CEDAR FALLS, Iowa --- To get a better look at his swimmers' stroke techniques, Glen Henry used to don his scuba gear and take a plunge under the water.
Today, Henry volunteers with the University of Northern Iowa women's swim team, coaching and evaluating form from a wheelchair parked deckside, with the aid of a headset microphone and speaker system.
That's not the way Henry and his wife, Karen, expected to spend their retirement years. They planned on doing a lot of traveling. Henry hoped to spend more time scuba diving. But less than three months after his full retirement from UNI in 2004 and giving up refereeing, the couple were in a motorcycle accident in Wisconsin. Henry was paralyzed from the chest down.
Henry began coaching Panther men's swimming in 1966, serving as head coach through the 1981 season. He added women's coaching responsibilities the final two years. He led the men to 10 North Central Conference titles, coached 129 individual champions and saw 35 of his athletes earn all-America honors.
He served on the NCAA Swimming and Diving Rules Committee, was chair of the Collegiate All-American Swimmer Selection Committee and was a state, district and national swim clinician. He refereed and coordinated 17 NCAA Division I Men's and Women's National Swimming and Diving Championships from 1977 to 1995.

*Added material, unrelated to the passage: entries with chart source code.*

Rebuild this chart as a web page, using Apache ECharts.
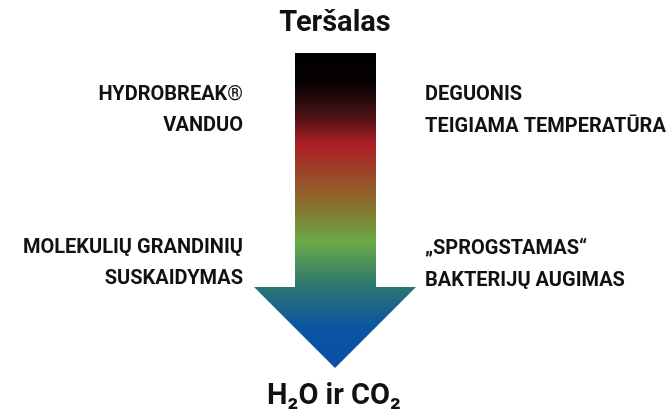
<!DOCTYPE html>
<html>
<head>
<meta charset="utf-8">
<script src="https://cdn.jsdelivr.net/npm/echarts@6/dist/echarts.min.js"></script>
<style>
  html, body { margin: 0; padding: 0; background: #fff; }
  #chart { width: 668px; height: 409px; }
</style>
</head>
<body>
<div id="chart"></div>
<script>
// arrow outline in diagram units (x right, y down)
var arrowShape = [[295, 53], [376, 53], [376, 287], [416, 287], [335, 368], [254, 287], [295, 287]];
// colour bands along the arrow, top -> tip
var bandStops = [0, 0.1, 0.2, 0.29, 0.47, 0.6, 0.74, 0.87, 1];
var bandColors = ['#000000', '#0a0303', '#4a1214', '#ae1f27', '#8b6a2b', '#6aaa46', '#2b7670', '#0b55a2', '#0a4fa0'];

var headTexts = ['Teršalas', 'H₂O ir CO₂'];
var headPos = [[335, 24], [334, 397]];

var leftTexts = ['HYDROBREAK®', 'VANDUO', 'MOLEKULIŲ GRANDINIŲ', 'SUSKAIDYMAS'];
var leftPos = [[243, 95], [243, 126], [243, 248], [243, 279]];
var rightTexts = ['DEGUONIS', 'TEIGIAMA TEMPERATŪRA', '„SPROGSTAMAS“', 'BAKTERIJŲ AUGIMAS'];
var rightPos = [[425, 95], [425, 127], [425, 249], [425, 281]];

var myChart = echarts.init(document.getElementById('chart'));

function textSeries(texts, pos, align, font) {
    return {
        type: 'custom',
        data: pos.map(function (p, i) { return [p[0], p[1], texts[i]]; }),
        renderItem: function (params, api) {
            var pt = api.coord([api.value(0), api.value(1)]);
            return {
                type: 'text',
                x: pt[0],
                y: pt[1],
                style: {
                    text: texts[params.dataIndex],
                    fill: '#111',
                    font: font,
                    align: align,
                    verticalAlign: 'middle'
                }
            };
        },
        silent: true
    };
}

option = {
    animation: false,
    grid: { left: 0, right: 0, top: 0, bottom: 0 },
    xAxis: { type: 'value', min: 0, max: 668, show: false },
    yAxis: { type: 'value', min: 0, max: 409, inverse: true, show: false },
    series: [{
        type: 'custom',
        data: [0],
        silent: true,
        renderItem: function (params, api) {
            var pts = arrowShape.map(function (p) { return api.coord(p); });
            return {
                type: 'polygon',
                shape: { points: pts },
                style: {
                    fill: new echarts.graphic.LinearGradient(0, 0, 0, 1,
                        bandStops.map(function (s, i) { return { offset: s, color: bandColors[i] }; }))
                }
            };
        }
    },
        textSeries(headTexts, headPos, 'center', 'bold 29px Roboto'),
        textSeries(leftTexts, leftPos, 'right', 'bold 20px Roboto'),
        textSeries(rightTexts, rightPos, 'left', 'bold 20px Roboto')
    ]
};

myChart.setOption(option);
</script>
</body>
</html>
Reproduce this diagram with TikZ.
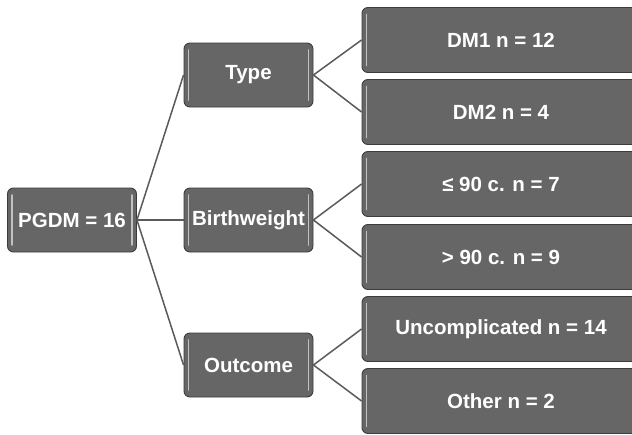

A swimming and diving scholarship endowment has been established in his name with the UNI Foundation. UNI's competitive pool is now named the Glen F. Henry Swimming and Diving Pool.
After the accident Henry told his wife they could either "take the high road or the low road. The low road, be mad at the world, be mad at God, be depressed, or, the high, road, and be what we are.
"I've tried to maintain as good an attitude as I can. I don't want to complain, don't want to bitch. I'd like to be just a nice person and enjoy what I have left. I don't want to be sorry, I want to be happy. No matter how bad off you are, you're still alive."
After a 29-year absence from coaching, Henry is back doing what he knows best. Following the dedication of the pool in his name last March, current UNI head swim coach Stacey Simmer called Henry asking if he wanted to help coach the Panther women.
"I felt he could really help in taking this program to a new level," Simmer said. "Glen has so much swimming knowledge and understands how the strokes work. The swimmers can learn so much from him.
"He knows the history of swimming and has a love for the sport. One thing I try to instill in the swimmers is a love of the sport, and Glen fits into that perfectly."
Henry jumped at the chance to be involved again.
"Here I am three days a week, running specialty drills, teaching hydro-dynamics, mechanics of strokes, conditioning, starts, turns, touch-offs, all the techniques that are involved in swimming. Stacey does a lot of work with them on the off days and with conditioning after I am done."
Since March Henry has helped with the 12 swimmers who have returned. Four stayed over the summer, and he helped them. There currently are 23 in the pool training for their season opener at home on Oct. 23 against Illinois State.
At the start of each practice session, Henry gathers the team around him and explains what is in store for the day. He speaks into the headset, making certain he can be heard. He whistles for attention. He shares his knowledge of fundamentals. He explains the meaning behind "HPA" --- hurt, pain, agony.
Junior captain Chelsea Hartman has been working with Henry since March.
"The first week was kind of challenging," she said. "He completely changed my stroke. Some of the stuff he said we'd never heard before. I've been swimming since I was 10, and it was hard to get my brain around to I needed to change.
"It's been awesome to have him here. I felt a difference in my stroke right away. He came in here and said, 'You guys can do this. If you believe in me we can get this done. 'We're swimming faster."
After moving back from Arizona a couple years after the accident, Henry brought to Cedar Falls a rehabilitation expert from Los Angeles his daughter found out about on the Internet. Henry and the therapist met with UNI's Physical Therapy club. Students were trained to assist Henry with his exercises. Someone works with him almost daily. The therapist filmed Henry's daily routine and wrote a training manual.
"I have students work on me so they know what to do before they get to PT (physical therapy) schools," Henry said. "Mayo and clinics in Arizona - none knew what to do for quads, and students had never touched a quad."
Donavon Greiner, a junior pre-physical therapy major, is one such student.
"He's amazing," Greiner said. "He's done so much in life, and to have this positive attitude is surprising. I've learned a lot by helping him."